Taylor told of how he came to write the second verse of "That's Why I'm Here" after learning of the death of his friend, comedian John Belushi.
"I was dealing with my own issues, and that literally scared me sober," the singer said. "I'm sure there are a lot of you here who have your own issues, so this song is for those of you dealing with recovery." The crowd cheered wildly, and Taylor added, "We've got a lot of songs for you who are f—ed up, too."
As marvelous as the music was, another awe-inspiring element of the evening was the stage, which was decorated with a tree that helped highlight the digital splendor that accompanied choice tunes. One shining example was "Mexico." As Taylor and his All-Star Band (which was) hit the chorus, the backdrop exploded with an array of bright colors that brought a festive atmosphere to the arena.
Taylor didn't hold back during his 18-song performance, mixing familiar tunes from throughout his career with rarities like "Easy as Rollin' Off a Log," which was from his COVID-era "American Standards" album and, Taylor noted, inspired by an old "Merry Melodies" cartoon, which played on a "TV set" digital display and provided a lighter moment to the evening.
Of course, most fans want the hits when they watch a prolific artist like Taylor, and he didn't disappoint: "Copperline," "Steamroller Blues," "Sweet Baby James," "Fire and Rain," "Carolina in My Mind," "Shower the People," "How Sweet It Is (To Be Loved by You)."
Then came a stirring four-song encore that was itself a marvel. It started with the moving, lovely "Shed a Little Light" that featured Taylor's backup singers (including his son, Henry).
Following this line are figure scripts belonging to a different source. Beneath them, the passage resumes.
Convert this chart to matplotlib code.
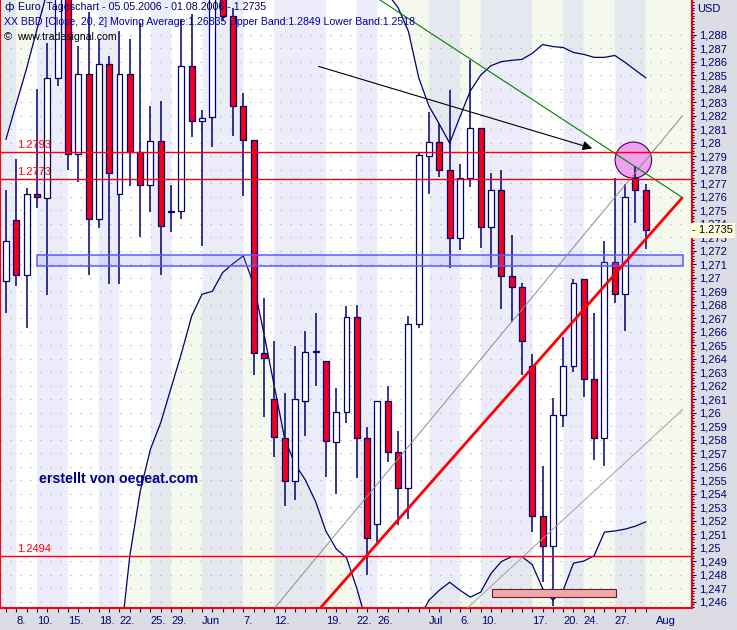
import numpy as np
import matplotlib
matplotlib.use("Agg")
import matplotlib.pyplot as plt
import matplotlib.transforms as mtransforms
from matplotlib.patches import Rectangle, Ellipse
from matplotlib.ticker import FixedLocator, MultipleLocator, FuncFormatter

# === Daten: EUR/USD Tageschart 05.05.2006 - 01.08.2006 ===
opens = [1.26978, 1.27425, 1.27018, 1.27620, 1.27592, 1.28478, 1.29100, 1.27916, 1.28506, 1.27437,
         1.28584, 1.27620, 1.28506, 1.27930, 1.27689, 1.28016, 1.27494, 1.27494, 1.28569, 1.28162,
         1.28191, 1.29120, 1.28942, 1.28274, 1.28022, 1.26439, 1.26104, 1.25812, 1.25496, 1.26087,
         1.26448, 1.26382, 1.25783, 1.26001, 1.26706, 1.25812, 1.25175, 1.26087, 1.25708, 1.25445,
         1.26657, 1.27901, 1.28005, 1.27798, 1.27294, 1.27738, 1.28105, 1.27374, 1.27652, 1.27010,
         1.26929, 1.26348, 1.25232, 1.25009, 1.25981, 1.26348, 1.26987, 1.26247, 1.25812, 1.27119,
         1.26878, 1.27738, 1.27652]
highs = [1.27652, 1.27881, 1.27666, 1.28397, 1.28741, 1.29250, 1.29300, 1.28713, 1.28971, 1.28770,
         1.28641, 1.28827, 1.28770, 1.28885, 1.28274, 1.28311, 1.27689, 1.28913, 1.28950, 1.28240,
         1.29150, 1.29180, 1.29000, 1.28369, 1.28022, 1.26849, 1.26528, 1.26147, 1.26491, 1.26603,
         1.26735, 1.26382, 1.26184, 1.26792, 1.26798, 1.25895, 1.26087, 1.26199, 1.25863, 1.26715,
         1.27933, 1.28225, 1.28139, 1.28389, 1.27841, 1.28612, 1.28105, 1.27775, 1.27801, 1.27317,
         1.26958, 1.26434, 1.25608, 1.26110, 1.26557, 1.26987, 1.26987, 1.26735, 1.27268, 1.27738,
         1.27695, 1.27824, 1.27695]
lows = [1.26735, 1.26935, 1.26626, 1.27517, 1.26869, 1.28417, 1.27795, 1.27709, 1.27021, 1.27371,
        1.26950, 1.26950, 1.27681, 1.27299, 1.27486, 1.27018, 1.27339, 1.27437, 1.28045, 1.27236,
        1.27967, 1.28900, 1.28053, 1.27603, 1.26276, 1.25969, 1.25674, 1.25310, 1.25353, 1.25829,
        1.26196, 1.25525, 1.25396, 1.25926, 1.25516, 1.24797, 1.25043, 1.25631, 1.25164, 1.25215,
        1.26626, 1.27618, 1.27747, 1.27073, 1.27202, 1.27675, 1.27222, 1.27073, 1.26769, 1.26672,
        1.26276, 1.25115, 1.24748, 1.24570, 1.25895, 1.26299, 1.26115, 1.25651, 1.25602, 1.26815,
        1.26606, 1.27408, 1.27210]
closes = [1.27271, 1.27018, 1.27623, 1.27595, 1.28478, 1.29120, 1.27916, 1.28506, 1.27437, 1.28584,
          1.27778, 1.28506, 1.27930, 1.27689, 1.28016, 1.27380, 1.27486, 1.28569, 1.28162, 1.28185,
          1.29080, 1.28942, 1.28274, 1.28022, 1.26439, 1.26402, 1.25817, 1.25496, 1.26104, 1.26448,
          1.26455, 1.25789, 1.26001, 1.26706, 1.25812, 1.25072, 1.26087, 1.25708, 1.25445, 1.26657,
          1.27910, 1.28005, 1.27798, 1.27294, 1.27738, 1.28105, 1.27374, 1.27652, 1.27010, 1.26929,
          1.26528, 1.25232, 1.25009, 1.25981, 1.26348, 1.26958, 1.26247, 1.25812, 1.27119, 1.26878,
          1.27595, 1.27652, 1.27350]

# Bollinger Bänder (20, 2) - ausserhalb des Bildes geschätzt
upper_band = [1.28025, 1.28290, 1.28550, 1.28840, 1.29120,
              1.2935, 1.2950, 1.2962, 1.2972, 1.2980, 1.2986, 1.2990, 1.2993, 1.2995, 1.2996,
              1.2996, 1.2995, 1.2994, 1.2992, 1.2990, 1.2988, 1.2987, 1.2988, 1.2990, 1.2992,
              1.2990, 1.2986, 1.2980, 1.2972, 1.2965, 1.2958, 1.2950, 1.2945, 1.2940, 1.2934,
              1.2926, 1.2918, 1.2910, 1.2900, 1.28825, 1.28481, 1.28270, 1.28137, 1.27996, 1.28193,
              1.28383, 1.28500, 1.28570, 1.28600, 1.28610, 1.28617, 1.28661, 1.28727, 1.28712, 1.28705,
              1.28668, 1.28654, 1.28632, 1.28632, 1.28646, 1.28595, 1.28537, 1.28481]
lower_band = [1.2385, 1.2390, 1.2395, 1.2398, 1.2400, 1.2402, 1.2405, 1.2408, 1.2412, 1.2416,
              1.2420, 1.24238, 1.24940, 1.25415, 1.25729, 1.25927, 1.26183, 1.26439, 1.26716, 1.26877,
              1.26899, 1.27038, 1.27104, 1.27162, 1.26950, 1.26585, 1.26197, 1.25810, 1.25620, 1.25503,
              1.25342, 1.25123, 1.24991, 1.24925, 1.24699, 1.24428, 1.24250, 1.24200, 1.24250, 1.24380,
              1.24470, 1.24611, 1.24684, 1.24743, 1.24684, 1.24633, 1.24670, 1.24808, 1.24896, 1.24933,
              1.24933, 1.24874, 1.24699, 1.24611, 1.24684, 1.24885, 1.24900, 1.24940, 1.25115, 1.25123,
              1.25137, 1.25159, 1.25191]
signal_bars = [24, 25, 26, 27, 28]

# Achsenbeschriftung (Bar-Index -> Datum)
label_pos = [1, 3, 6, 9, 11, 14, 16, 19, 23, 26, 31, 34, 36, 41, 44, 46, 51, 54, 56, 59, 63]
label_txt = ["8.", "10.", "15.", "18.", "22.", "25.", "29.", "Jun", "7.", "12.", "19.", "22.",
             "26.", "Jul", "6.", "10.", "17.", "20.", "24.", "27.", "Aug"]
section_starts = [1, 3, 6, 9, 11, 14, 16, 19, 23, 26, 31, 34, 36, 41, 44, 46, 51, 54, 56, 59, 62]
price_ticks = [1.246, 1.247, 1.248, 1.249, 1.250, 1.251, 1.252, 1.253, 1.254, 1.255, 1.256,
               1.257, 1.258, 1.259, 1.260, 1.261, 1.262, 1.263, 1.264, 1.265, 1.266, 1.267,
               1.268, 1.269, 1.270, 1.271, 1.272, 1.273, 1.274, 1.275, 1.276, 1.277, 1.278,
               1.279, 1.280, 1.281, 1.282, 1.283, 1.284, 1.285, 1.286, 1.287, 1.288]

# Zeichnungen
levels = [1.2793, 1.2773, 1.2494]
zone = (3.0, 65.6, 1.27089, 1.27170)
trend_red = [(30.4, 65.47), (1.24547, 1.27586)]
chan_up = [(26.07, 65.57), (1.24556, 1.28200)]
chan_lo = [(44.64, 65.57), (1.24547, 1.26022)]
green_line = [(34.0, 65.57), (1.29169, 1.27593)]
arrow_from = (30.04, 1.28571)
arrow_to = (57.07, 1.27952)
circle = (60.8, 1.27871, 3.54, 0.00267)
low_box = (47.06, 59.1, 1.24633, 1.24691)
last_price = 1.2735

navy = '#000070'
red = '#f4001c'
panel = '#dcdce4'
font = 'Liberation Sans'

n = len(opens)
idx = np.arange(n)
xlim = (-0.581, 66.485)
ylim = (1.245562, 1.290570)

fig = plt.figure(figsize=(7.37, 6.30), dpi=100)
fig.patch.set_facecolor(panel)
ax = fig.add_axes([0, 1 - 607.5 / 630, 692 / 737, 607.5 / 630])
ax.set_xlim(*xlim)
ax.set_ylim(*ylim)

# === Hintergrund: Wochen-Streifen, innerhalb / ausserhalb der Bänder ===
bounds = [xlim[0]] + section_starts + [xlim[1]]
for k in range(len(bounds) - 1):
    a, b = bounds[k], bounds[k + 1]
    lav = (k % 2 == 0)
    inner = '#ececfa' if lav else '#ffffff'
    outer = '#e6e8ef' if lav else '#f5f8ec'
    if a >= n - 1:
        ax.axvspan(a, b, color=outer, lw=0, zorder=0)
        continue
    xs = np.linspace(a, b, 120)
    up_i = np.interp(xs, idx, upper_band)
    lo_i = np.interp(xs, idx, lower_band)
    ax.fill_between(xs, lo_i, up_i, color=inner, lw=0, zorder=0)
    ax.fill_between(xs, up_i, 1.40, color=outer, lw=0, zorder=0)
    ax.fill_between(xs, 1.10, lo_i, color=outer, lw=0, zorder=0)

# Gitter
for p in price_ticks:
    ax.axhline(p, color='#a8a8b0', lw=0.8, ls=(0, (1, 8)), zorder=0.5)

# Bänder
ax.plot(idx, upper_band, color=navy, lw=0.9, zorder=2)
ax.plot(idx, lower_band, color=navy, lw=0.9, zorder=2)
ax.plot(signal_bars, [lower_band[i] for i in signal_bars], ls='none', marker='o',
        ms=2.2, mfc='#ffff00', mec='none', zorder=2.1)

# Kreis
ax.add_patch(Ellipse(circle[:2], circle[2], circle[3], fc='#f0a0f0', ec='#500050', lw=0.8, zorder=2.5))

# === Kerzen ===
o = np.array(opens)
c = np.array(closes)
ax.vlines(idx, lows, highs, color=navy, lw=1.1, zorder=3)
ax.bar(idx, np.abs(c - o), bottom=np.minimum(o, c), width=0.58,
       color=np.where(c >= o, '#ffffff', red), edgecolor=navy, linewidth=0.9, zorder=3.5)

# Zone
ax.add_patch(Rectangle((zone[0], zone[2]), zone[1] - zone[0], zone[3] - zone[2],
                       fc=(0.55, 0.6, 1.0, 0.22), ec='#5a5aff', lw=1.1, zorder=4))
ax.add_patch(Rectangle((low_box[0], low_box[2]), low_box[1] - low_box[0], low_box[3] - low_box[2],
                       fc='#f4a8a8', ec='#602030', lw=0.8, zorder=4))

# Linien
ax.plot(*chan_up, color='#8c8c8c', lw=0.7, zorder=4)
ax.plot(*chan_lo, color='#a0a0a0', lw=0.7, zorder=4)
ax.plot(*trend_red, color='#ff0000', lw=2.0, zorder=4.5)
ax.plot(*green_line, color='#008000', lw=0.8, zorder=4.5)
ax.annotate('', xy=arrow_to, xytext=arrow_from,
            arrowprops=dict(arrowstyle='-|>', color='black', lw=0.8, mutation_scale=14), zorder=5)

trans_x = mtransforms.blended_transform_factory(ax.transAxes, ax.transData)
for lv in levels:
    ax.axhline(lv, color='#ff0000', lw=1.0, zorder=5)
    ax.text(17 / 692, lv + 0.00012, f"{lv:.4f}", transform=trans_x, color='#ff0000',
            fontsize=8, family=font, ha='left', va='bottom', zorder=5)

ax.text(39 / 692, (607.5 - 479) / 607.5, "erstellt von oegeat.com", transform=ax.transAxes,
        fontsize=10.3, fontweight='bold', color='#000090', family=font, ha='left', va='center', zorder=6)

# === Achsen ===
for s in ['left', 'right', 'bottom']:
    ax.spines[s].set_color('#ff0000')
    ax.spines[s].set_linewidth(1.5)
ax.spines['top'].set_visible(False)

ax.yaxis.tick_right()
ax.yaxis.set_major_locator(FixedLocator(price_ticks))
ax.yaxis.set_minor_locator(MultipleLocator(0.0002))
ax.yaxis.set_major_formatter(FuncFormatter(lambda v, p: f"{v:.3f}".rstrip('0').replace('.', ',')))
ax.tick_params(axis='y', which='major', length=3, width=0.8, color=navy, labelcolor=navy,
               labelsize=8, pad=2)
ax.tick_params(axis='y', which='minor', length=1.6, width=0.8, color=navy)
for t in ax.get_yticklabels():
    t.set_family(font)

ax.set_xticks(idx)
ax.set_xticklabels([])
ax.tick_params(axis='x', length=3, width=0.8, color=navy)
trans_lbl = mtransforms.blended_transform_factory(ax.transData, ax.transAxes)
for p, t in zip(label_pos, label_txt):
    ax.text(p, -0.0222, t, transform=trans_lbl, ha='left', va='center', fontsize=8,
            family=font, color=navy, clip_on=False)

ax.text(1.0, last_price, "- " + f"{last_price:.4f}", transform=trans_x, ha='left', va='center',
        fontsize=8, family=font, color='black', zorder=10, clip_on=False,
        bbox=dict(fc='#ffffe0', ec='none', pad=1.6))

# Titel
fig.text(697 / 737, 1 - 9 / 630, "USD", fontsize=8, family=font, color=navy, ha='left', va='center')
fig.text(4 / 737, 1 - 7 / 630, "ф", fontsize=8, color=navy, ha='left', va='center')
fig.text(18 / 737, 1 - 7 / 630, "Euro, Tageschart - 05.05.2006 - 01.08.2006 - 1.2735",
         fontsize=7.7, family=font, color=navy, ha='left', va='center')
fig.text(4 / 737, 1 - 22 / 630,
         "XX BBD [Close, 20, 2] Moving Average:1.26835 Upper Band:1.2849 Lower Band:1.2518",
         fontsize=7.6, family=font, color='#0000a0', ha='left', va='center')
fig.text(4 / 737, 1 - 37 / 630, "©", fontsize=8, family=font, color='black', ha='left', va='center')
fig.text(17 / 737, 1 - 37 / 630, "www.tradesignal.com", fontsize=7.6, family=font, color='black',
         ha='left', va='center')

fig.savefig("out.png", dpi=100, facecolor=fig.get_facecolor())
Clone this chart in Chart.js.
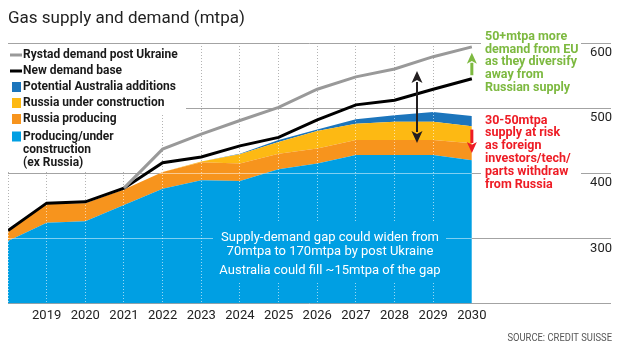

Then Taylor called Browne to the stage, and they duetted on "Take It Easy," a song Browne co-wrote that became The Eagles' breakthrough hit. Browne stayed for a moving rendition of Taylor's Carole King-penned classic "You've Got a Friend," and then everyone but Taylor and his son left the stage.
Backing themselves with acoustic guitars, the Taylor's wowed the crowd one last time and ended the night on an emotional high with their take on Taylor's lovely "You Can Close Your Eyes."
It's the music fan-boy in me that leads me to declare that this show vaulted into my all-time Top 5 concerts list, a declaration that has not worn off in the few days since returning to southwest Georgia and reality. But it's the human being in me that left me with a final, decisive thought as I walked to the car after the show: "If I die now, I die happy."